The risks are clear, but many of the clubs are desperate for a return of the continent's premier club competition and the revenue that it generates. And so CONMEBOL took it upon themselves to smooth out some of the big problems.

One was logistical. How could the teams travel to away games efficiently and safely? Distances are vast and travel connections can be precarious at the best of times. The answer was for CONMEBOL to pay for charter flights -- ensuring not only that teams could get to away games, but also that they could do it in isolation, without coming into contact with other passengers.

This was is part of a detailed health protocol which ensures that visiting players will have minimal contact with anyone at the airport, hotel or stadium. And this in turn was vital for the governments of the 10 countries to agree to open their borders to travelling football teams, and not to enforce quarantine regulations on them as they enter, or when they return to their country of origin.
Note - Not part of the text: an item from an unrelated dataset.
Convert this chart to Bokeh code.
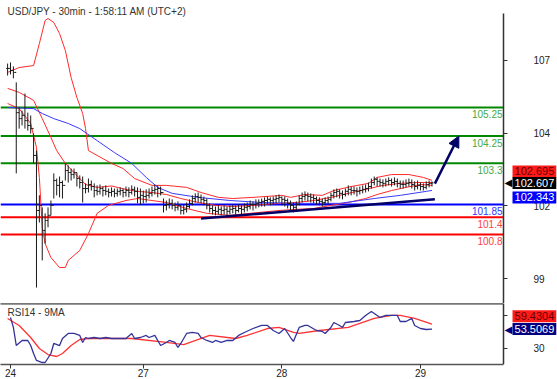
from bokeh.plotting import figure
from bokeh.models import Range1d, LinearAxis, FixedTicker, Label, Arrow, NormalHead
from bokeh.layouts import column
from bokeh.embed import file_html
from bokeh.resources import INLINE
from bokeh.core.properties import value

FONT = "Liberation Sans"

# ---------------- data ----------------
title_text = "USD/JPY - 30min - 1:58:11 AM (UTC+2)"
rsi_title = "RSI14 - 9MA"

highs = [106.79,106.83,106.69,106.13,105.25,105.14,105.74,105.07,104.97,104.34,
         103.74,102.17,101.75,101.54,101.75,101.99,102.94,102.76,102.83,102.69,
         103.29,103.22,103.11,103.11,102.97,102.87,102.83,102.59,102.76,102.69,
         102.59,102.52,102.55,102.48,102.52,102.41,102.45,102.41,102.41,102.45,
         102.41,102.48,102.45,102.52,102.48,102.45,102.41,102.34,102.38,102.41,
         102.48,102.55,102.52,102.48,102.06,101.99,102.06,102.03,101.92,101.96,
         101.82,101.85,101.92,102.03,102.17,102.24,102.27,102.20,102.13,102.06,
         101.89,101.82,101.78,101.82,101.78,101.82,101.78,101.82,101.85,101.82,
         101.85,101.82,101.89,101.92,101.99,101.96,102.03,102.03,102.06,102.10,
         102.13,102.10,102.13,102.17,102.20,102.13,102.13,102.06,101.99,101.92,
         101.96,102.17,102.27,102.31,102.27,102.24,102.20,102.13,102.10,102.06,
         102.10,102.13,102.27,102.38,102.41,102.38,102.34,102.41,102.52,102.48,
         102.48,102.45,102.48,102.52,102.55,102.62,102.76,102.83,102.80,102.76,
         102.73,102.76,102.80,102.76,102.80,102.76,102.69,102.69,102.73,102.76,
         102.73,102.66,102.69,102.62,102.59,102.66,102.69,102.66]
lows = [106.37,106.41,106.27,102.94,104.51,104.62,104.51,104.44,104.34,103.29,
        98.94,101.22,99.89,100.48,101.05,101.47,102.06,102.17,102.10,102.06,
        102.69,102.62,102.69,102.76,102.48,102.41,101.92,102.24,102.27,102.34,
        102.10,102.17,102.20,102.13,102.17,102.10,102.13,102.10,102.13,102.17,
        102.10,102.13,102.10,102.20,102.13,101.89,101.85,101.89,101.92,102.06,
        102.13,102.20,102.10,102.17,101.57,101.64,101.71,101.68,101.61,101.64,
        101.50,101.50,101.57,101.71,101.82,101.92,101.92,101.89,101.82,101.68,
        101.57,101.50,101.47,101.50,101.47,101.50,101.43,101.50,101.54,101.50,
        101.57,101.50,101.57,101.61,101.68,101.64,101.71,101.75,101.78,101.78,
        101.85,101.82,101.85,101.89,101.92,101.82,101.78,101.71,101.64,101.57,
        101.61,101.82,101.92,101.99,101.96,101.92,101.89,101.85,101.82,101.78,
        101.82,101.85,101.96,102.06,102.10,102.06,102.03,102.13,102.17,102.17,
        102.20,102.13,102.20,102.24,102.27,102.31,102.41,102.52,102.48,102.48,
        102.45,102.48,102.52,102.48,102.52,102.45,102.41,102.41,102.45,102.48,
        102.41,102.34,102.38,102.34,102.34,102.38,102.45,102.48]
closes = [106.62,106.55,106.48,105.07,104.86,104.97,104.79,104.62,104.51,103.57,
          101.64,101.82,100.94,101.29,101.47,101.82,102.69,102.52,102.62,102.52,
          103.04,102.97,102.90,102.97,102.76,102.62,102.41,102.41,102.55,102.48,
          102.34,102.31,102.41,102.34,102.31,102.27,102.31,102.24,102.31,102.34,
          102.27,102.34,102.27,102.38,102.31,102.10,102.17,102.13,102.17,102.24,
          102.34,102.38,102.41,102.27,101.82,101.85,101.89,101.82,101.75,101.82,
          101.64,101.68,101.78,101.89,102.06,102.13,102.10,102.03,101.99,101.82,
          101.71,101.64,101.61,101.68,101.64,101.68,101.61,101.68,101.71,101.64,
          101.71,101.68,101.75,101.78,101.85,101.85,101.89,101.92,101.96,101.99,
          102.03,101.99,102.03,102.06,102.10,102.03,101.99,101.89,101.82,101.75,
          101.85,102.06,102.13,102.17,102.13,102.10,102.06,101.99,101.96,101.92,
          101.99,102.03,102.17,102.27,102.31,102.24,102.20,102.31,102.38,102.34,
          102.34,102.31,102.34,102.38,102.41,102.48,102.62,102.73,102.66,102.62,
          102.59,102.66,102.69,102.62,102.66,102.59,102.55,102.55,102.59,102.62,
          102.55,102.48,102.52,102.48,102.45,102.55,102.59,102.607]

upper_idx = [0,4,9,11,13,14,16,18,20,22,24,26,27,28,31,36,40,44,50,55,62,67,73,78,85,95,98,103,109,113,119,125,128,133,139,144,147]
upper = [106.48,106.65,106.72,107.49,108.30,108.37,108.23,107.84,107.25,106.30,105.60,105.04,104.51,103.74,103.57,103.29,103.11,102.76,102.52,102.52,102.45,102.27,102.10,102.06,102.10,102.17,102.10,102.20,102.17,102.34,102.48,102.59,102.80,102.90,102.90,102.80,102.695]
mid_idx = [0,4,9,12,15,17,20,23,27,31,36,41,45,50,55,60,66,72,78,85,94,100,106,112,118,124,130,136,142,147]
mid = [105.92,105.78,105.50,104.86,104.20,103.74,103.29,102.97,102.55,102.45,102.50,102.38,102.31,102.27,102.20,102.06,101.92,101.82,101.78,101.82,101.89,101.92,101.99,102.10,102.24,102.38,102.52,102.59,102.62,102.62]
lower_idx = [0,4,8,10,11,12,13,15,18,20,21,25,28,31,35,41,45,55,62,69,77,84,94,100,106,112,118,124,128,133,138,143,147]
lower = [105.39,105.21,104.69,103.85,102.80,101.04,100.48,99.99,99.64,99.64,99.89,100.24,100.83,101.54,101.82,101.99,102.06,101.92,101.71,101.54,101.47,101.54,101.64,101.68,101.71,101.82,101.92,102.06,102.20,102.34,102.45,102.55,102.52]
ma_idx = [0,9,12,16,21,25,31,37,43,48,52,57,66,77,88,100,115,127,136,145,147]
ma = [105.25,105.21,105.04,104.86,104.69,104.51,104.09,103.67,103.29,102.80,102.45,102.24,102.10,101.99,101.92,101.89,101.89,102.06,102.17,102.31,102.343]

trend_idx = [67, 148]
trend_val = [101.36, 102.03]
arrow_idx = [148, 156.3]
arrow_val = [102.58, 104.25]

green_levels = [105.25, 104.25, 103.3]
green_labels = ["105.25", "104.25", "103.3"]
blue_levels = [101.85]
blue_labels = ["101.85"]
red_levels = [101.4, 100.8]
red_labels = ["101.4", "100.8"]

price_ticks = [106.9, 104.35, 101.8, 99.25]
price_tick_labels = ["107", "104", "102", "99"]

last_upper = 102.695
last_close = 102.607
last_ma = 102.343

rsi_idx = [1,2,3,5,7,8,9,10,12,13,15,16,18,19,21,23,25,26,27,28,30,32,34,36,38,41,43,44,46,48,49,51,52,53,55,56,58,59,60,62,64,66,67,69,71,72,74,76,78,80,82,85,88,90,92,94,96,98,99,101,103,104,107,109,110,112,113,115,116,117,120,122,124,126,127,129,131,133,135,136,138,140,141,143,145,147]
rsi = [67.6,55.5,33.6,39.7,39.7,33.6,23.9,15.5,13.0,13.0,23.9,36.1,33.6,42.1,48.2,48.2,45.8,37.3,43.3,42.1,43.3,42.1,43.3,42.1,42.1,42.1,48.2,42.1,43.3,45.8,43.3,45.8,39.7,33.6,37.3,39.7,37.3,31.2,36.1,48.2,49.4,48.2,43.3,39.7,37.3,39.7,37.3,39.7,39.7,45.8,49.4,54.2,57.9,57.9,51.8,48.2,54.2,43.3,38.5,55.5,57.9,57.9,51.8,50.6,48.2,55.5,61.5,57.9,55.5,61.5,62.7,63.9,70.0,74.8,72.4,67.6,70.0,70.0,70.0,62.7,62.7,66.4,57.9,54.2,53.0,53.5069]
rsi_ma_idx = [0,4,8,11,14,17,19,22,25,28,43,55,61,70,79,83,90,94,99,101,108,118,127,133,136,141,147]
rsi_ma = [66.4,57.9,43.3,30.0,22.7,20.3,23.9,33.6,40.9,42.1,42.1,37.3,34.8,45.8,42.1,45.8,54.2,55.5,49.4,48.2,51.8,55.5,66.4,70.0,70.0,66.4,59.4304]
rsi_ticks = [30, 70]
rsi_tick_labels = ["30", "70"]

day_ticks = [1, 47, 95, 143]
day_labels = ["24", "27", "28", "29"]

# ---------------- layout constants ----------------
W = 557
x_start, x_end = -2.46, 190.47     # frame spans the full width
axis_x = 171.77                    # where the price axis sits
price_lo, price_hi, price_top = 98.38, 108.54, 109.0
xr = Range1d(x_start, x_end)


def style_right_axis(ax):
    ax.axis_line_color = "#333333"
    ax.axis_line_width = 1.5
    ax.major_tick_line_color = "#333333"
    ax.major_tick_out = 4
    ax.major_tick_in = 0
    ax.minor_tick_out = 0
    ax.minor_tick_in = 0
    ax.major_label_standoff = 26
    ax.major_label_text_font = FONT
    ax.major_label_text_font_size = "10px"
    ax.major_label_text_color = "#222222"


def value_box(fig, yv, txt, bg, fg, yoff, pointer=False):
    fig.add_layout(Label(x=axis_x, y=yv, x_offset=9, y_offset=yoff, text=txt,
                         text_font=FONT, text_font_size="11px", text_color=fg,
                         text_baseline="middle", background_fill_color=bg,
                         padding=2))
    if pointer:
        fig.add_layout(Label(x=axis_x, y=yv, x_offset=1, y_offset=yoff,
                             text="\u25c0", text_font="DejaVu Sans", text_font_size="10px",
                             text_color=bg, text_baseline="middle"))


# ---------------- main panel ----------------
p = figure(width=W, height=303, output_backend="svg", toolbar_location=None,
           x_range=xr, y_range=Range1d(price_lo, price_top),
           x_axis_location=None, y_axis_location=None,
           min_border_left=0, min_border_right=0, min_border_top=0, min_border_bottom=0)
p.outline_line_color = None
p.grid.visible = False

yax = LinearAxis(ticker=FixedTicker(ticks=price_ticks), fixed_location=axis_x,
                 bounds=(price_lo, price_hi),
                 major_label_overrides={t: l for t, l in zip(price_ticks, price_tick_labels)})
style_right_axis(yax)
p.add_layout(yax, "right")

lvl_y = green_levels + blue_levels + red_levels
lvl_t = green_labels + blue_labels + red_labels
lvl_line = ["#008800"] * len(green_levels) + ["#0000ff"] * len(blue_levels) + ["#ff0000"] * len(red_levels)
lvl_txt = ["#44aa44"] * len(green_levels) + ["#3333ff"] * len(blue_levels) + ["#ff4040"] * len(red_levels)
p.segment(x0=[x_start] * len(lvl_y), x1=[axis_x] * len(lvl_y), y0=lvl_y, y1=lvl_y,
          line_color=lvl_line, line_width=2)
p.text(x=[axis_x] * len(lvl_y), y=lvl_y, text=lvl_t, text_color=lvl_txt,
       text_align="right", text_baseline="top", x_offset=-1, y_offset=3,
       text_font=value(FONT), text_font_size="10px")

# bands and MA
p.line(upper_idx, upper, line_color="#ff2a2a", line_width=1)
p.line(mid_idx, mid, line_color="#ff2a2a", line_width=1)
p.line(lower_idx, lower, line_color="#ff2a2a", line_width=1)
p.line(ma_idx, ma, line_color="#3a3aff", line_width=1)

# OHLC bars
idx = list(range(len(closes)))
opens = [closes[0]] + closes[:-1]
p.segment(x0=idx, y0=lows, x1=idx, y1=highs, line_color="#1a1a1a", line_width=1)
p.segment(x0=[i - 0.5 for i in idx], y0=opens, x1=idx, y1=opens, line_color="#1a1a1a", line_width=1)
p.segment(x0=idx, y0=closes, x1=[i + 0.5 for i in idx], y1=closes, line_color="#1a1a1a", line_width=1)

# trend line and arrow
p.line(trend_idx, trend_val, line_color="#000066", line_width=2.5)
p.add_layout(Arrow(end=NormalHead(size=11, fill_color="#000066", line_color="#000066"),
                   x_start=arrow_idx[0], y_start=arrow_val[0],
                   x_end=arrow_idx[1], y_end=arrow_val[1],
                   line_color="#000066", line_width=2.5))

p.add_layout(Label(x=x_start, y=price_top, x_offset=7, y_offset=-5, text=title_text,
                   text_font=FONT, text_font_size="10px", text_color="#333333",
                   text_baseline="top"))

value_box(p, last_upper, "102.695", "#ff1a1a", "#6a0000", 9)
value_box(p, last_close, "102.607", "#000000", "#ffffff", 0, pointer=True)
value_box(p, last_ma, "102.343", "#0000ff", "#ffffff", -7)

# ---------------- RSI panel ----------------
r = figure(width=W, height=76, output_backend="svg", toolbar_location=None,
           x_range=xr, y_range=Range1d(10.6, 84.5),
           x_axis_location=None, y_axis_location=None,
           min_border_left=0, min_border_right=0, min_border_top=0, min_border_bottom=15)
r.outline_line_color = None
r.grid.visible = False

sep = LinearAxis(ticker=FixedTicker(ticks=[]), bounds=(x_start, axis_x))
sep.axis_line_color = "#777777"
sep.axis_line_width = 2.5
sep.major_tick_out = 0
sep.major_tick_in = 0
sep.minor_tick_out = 0
sep.minor_tick_in = 0
sep.major_label_text_font_size = "0px"
sep.major_label_standoff = 0
r.add_layout(sep, "above")

xax = LinearAxis(ticker=FixedTicker(ticks=day_ticks), bounds=(x_start, axis_x),
                 major_label_overrides={t: l for t, l in zip(day_ticks, day_labels)})
xax.axis_line_color = "#555555"
xax.axis_line_width = 1.5
xax.major_tick_line_color = "#333333"
xax.major_tick_out = 4
xax.major_tick_in = 0
xax.minor_tick_out = 0
xax.minor_tick_in = 0
xax.major_label_standoff = 0
xax.major_label_text_align = "left"
xax.major_label_text_font = FONT
xax.major_label_text_font_size = "10px"
xax.major_label_text_color = "#222222"
r.add_layout(xax, "below")

rax = LinearAxis(ticker=FixedTicker(ticks=rsi_ticks), fixed_location=axis_x,
                 major_label_overrides={t: l for t, l in zip(rsi_ticks, rsi_tick_labels)})
style_right_axis(rax)
r.add_layout(rax, "right")

r.line(rsi_ma_idx, rsi_ma, line_color="#ff3333", line_width=1.3)
r.line(rsi_idx, rsi, line_color="#333399", line_width=1.3)

r.add_layout(Label(x=x_start, y=84.5, x_offset=7, y_offset=-3, text=rsi_title,
                   text_font=FONT, text_font_size="10px", text_color="#333333",
                   text_baseline="top"))

value_box(r, rsi_ma[-1], "59.4304", "#ff1a1a", "#6a0000", 8)
value_box(r, rsi[-1], "53.5069", "#000080", "#ffffff", 0, pointer=True)

layout = column(p, r)
open("out.html", "w").write(file_html(layout, INLINE))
This is all very well inside South America. But it becomes much more complicated with the World Cup qualifiers, because the players have to assemble from all over the planet.

The star names, of course, are in Europe. A way has to be found to get them safely across the Atlantic. Then, with one game home and one away, they face another journey, possibly a long one, inside South America. And then they fly back to Europe to rejoin their club sides.

Any European club would be reluctant to release players in these circumstances. First there is the risk of contamination, and then there is the question of quarantine restrictions on their return to Europe. South American governments may have agreed to wave these restrictions for footballers, but will European administrations be as willing? In this case CONMEBOL cannot bring political pressure to bear. Can FIFA? It looks like a stretch.

For the time being, the October FIFA dates are in the calendar. But at the moment it is unclear how they can go ahead in South America, which could be going into November with its World Cup qualifying programme a full six rounds behind schedule.